What's a real-life example?

When we ran the finances of one of my clients through FP Alpha, it flagged that he was subject to New York state estate taxes to the [extent] of $900,000. He didn't have full awareness of that.

So it identified a huge problem, then gave potential solutions, including gifting money to heirs today and reducing the size of his estate with a Roth conversion, [thus] providing estate tax savings as well as income tax savings. 

Then we modeled alternative scenarios to bring the state estate tax down to zero.

What are the biggest benefits to an advisor using your AI technology?

Allowing advisors to do work they previously had no time to provide. If the advisor is already doing that work, it saves them a tremendous amount of time.

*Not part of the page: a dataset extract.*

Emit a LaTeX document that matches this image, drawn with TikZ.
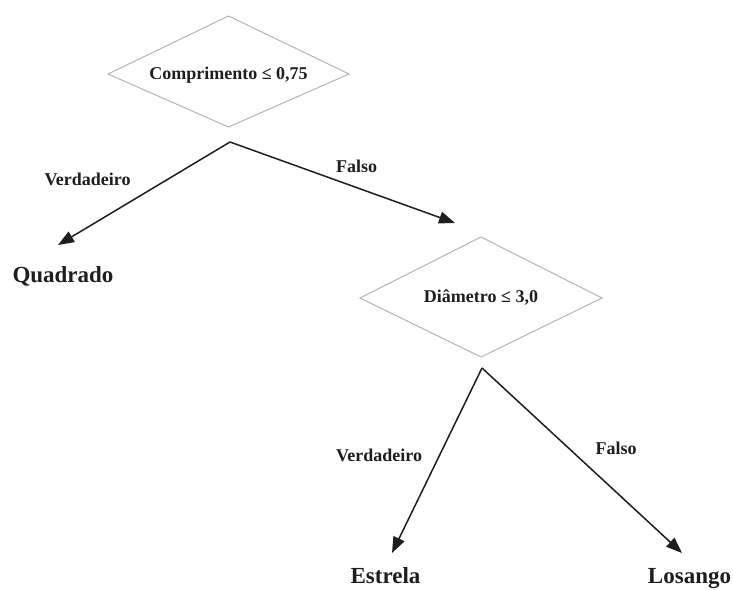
\documentclass[tikz,border=0pt]{standalone}
\usepackage{fontspec}
\setmainfont{Liberation Serif}
\usetikzlibrary{arrows.meta}
\definecolor{ink}{HTML}{1E1E1E}
\definecolor{rim}{HTML}{B4B4B4}
\tikzset{
  test/.style={text=ink, inner sep=0pt,
    font=\fontsize{18}{20}\selectfont\bfseries},
  rhomb/.style={draw=rim, line width=1pt, line join=miter},
  branch/.style={draw=ink, line width=1.5pt,
    -{Triangle[length=16pt,width=12pt]}},
  edgelabel/.style={anchor=base, text=ink, inner sep=0pt,
    font=\fontsize{18}{20}\selectfont\bfseries},
  leaf/.style={anchor=base, text=ink, inner sep=0pt,
    font=\fontsize{23}{26}\selectfont\bfseries}
}
\begin{document}
\begin{tikzpicture}[x=1pt,y=-1pt]
\useasboundingbox[fill=white] (0,0) rectangle (733,589);

% decision nodes: text with a rhombus drawn round its centre
\node[test] (d1) at (228.5,75) {Comprimento ≤ 0,75};
\node[test] (d2) at (481,298) {Diâmetro ≤ 3,0};
\draw[rhomb] (d1.center) ++(0,-59) -- ++(120.5,58) -- ++(-120.5,53) -- ++(-120.5,-53) -- cycle;
\draw[rhomb] (d2.center) ++(0,-61) -- ++(121,61) -- ++(-121,59) -- ++(-121,-59) -- cycle;

% leaves
\node[leaf] (quad) at (63,282) {Quadrado};
\node[leaf] (estr) at (385.5,583) {Estrela};
\node[leaf] (los)  at (689.5,583) {Losango};

% branch roots and tips
\coordinate (r1) at (230,142);
\coordinate (r2) at (482,368);
\coordinate (t1) at (58,245);
\coordinate (t2) at (455,223);
\coordinate (t3) at (392,553);
\coordinate (t4) at (682,553);

\draw[branch] (r1) -- (t1);
\draw[branch] (r1) -- (t2);
\draw[branch] (r2) -- (t3);
\draw[branch] (r2) -- (t4);

% branch labels
\node[edgelabel] (v1) at (87.5,185) {Verdadeiro};
\node[edgelabel] (f1) at (356.5,172) {Falso};
\node[edgelabel] (v2) at (379,461) {Verdadeiro};
\node[edgelabel] (f2) at (616,454) {Falso};
\end{tikzpicture}
\end{document}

What potential changes can the tool bring about to an advisor's overall approach to managing wealth?

Advisors who are using FP Alpha are positioning themselves as general physicians of finance helping clients with more areas of planning. As such, they're differentiating themselves and are able to win more business.

That's because their value proposition increases, and they can show prospects how they can solve more of their problems, thereby building trust early in the relationship.

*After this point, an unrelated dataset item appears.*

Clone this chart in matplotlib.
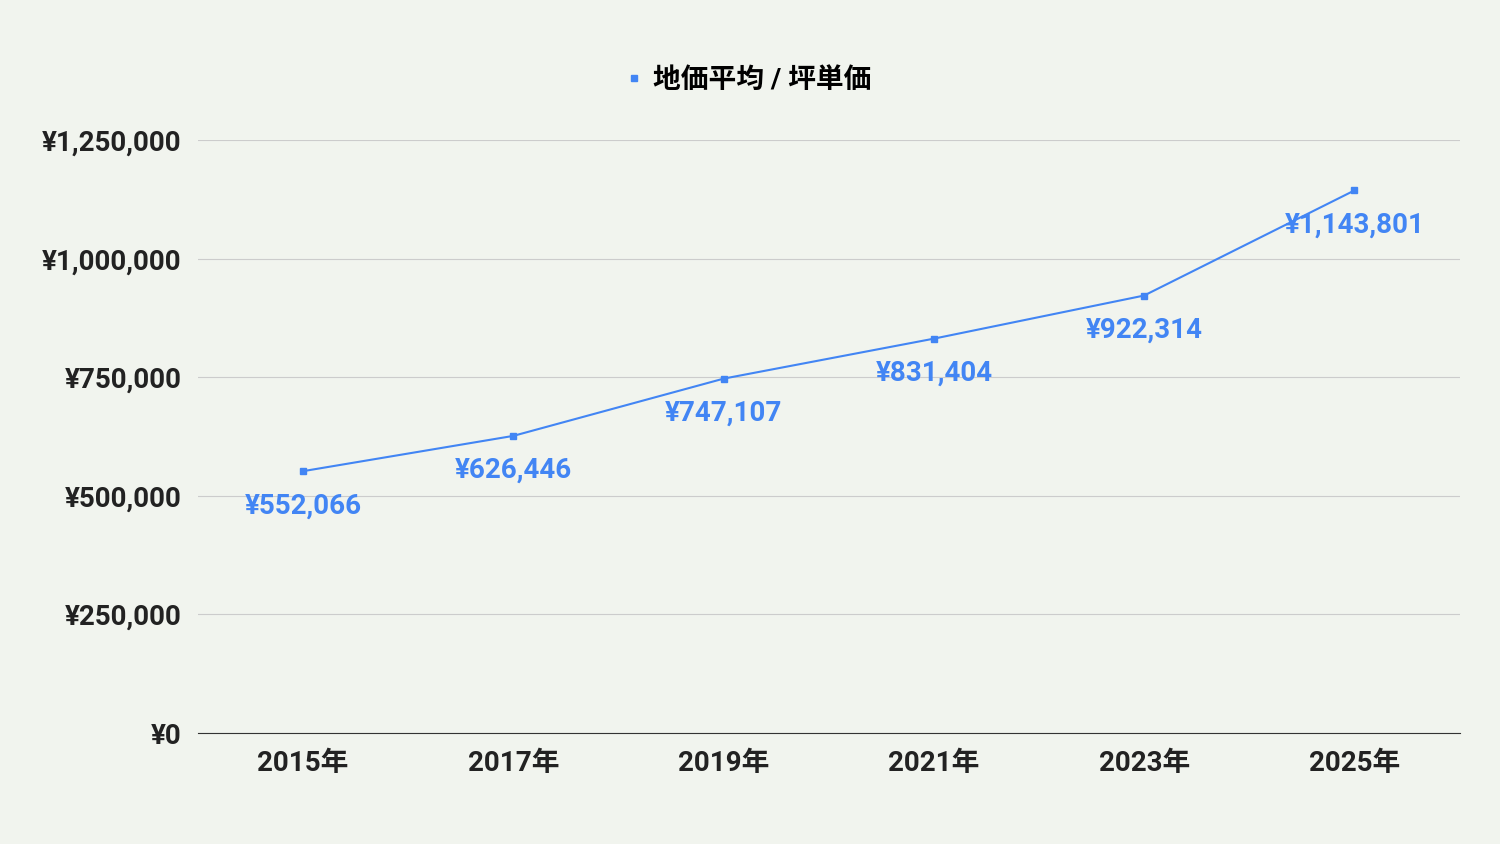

That's taking a larger step forward from just being an investment manager.

As the general physician of finance, the advisor takes care of the client's total financial health in many different disciplines of planning, then coordinates with other members of their team.

After going through the different scenarios of estate tax planning with that client I just mentioned, we bought in his attorney, who shed more light on the planning as well. 

But we were at the center, the first point of contact.

What's the biggest benefit that clients can realize though AI?

The technology today helps close the advice gap: Almost every prospective client we meet with has something they want from their advisor but aren't getting. They want more. So that's a problem that needs to be solved. 

We identify personal problems the prospect knows they have or don't know they have.

It's so much better for the advisor to compete on solving clients' personal problems than just doing investments.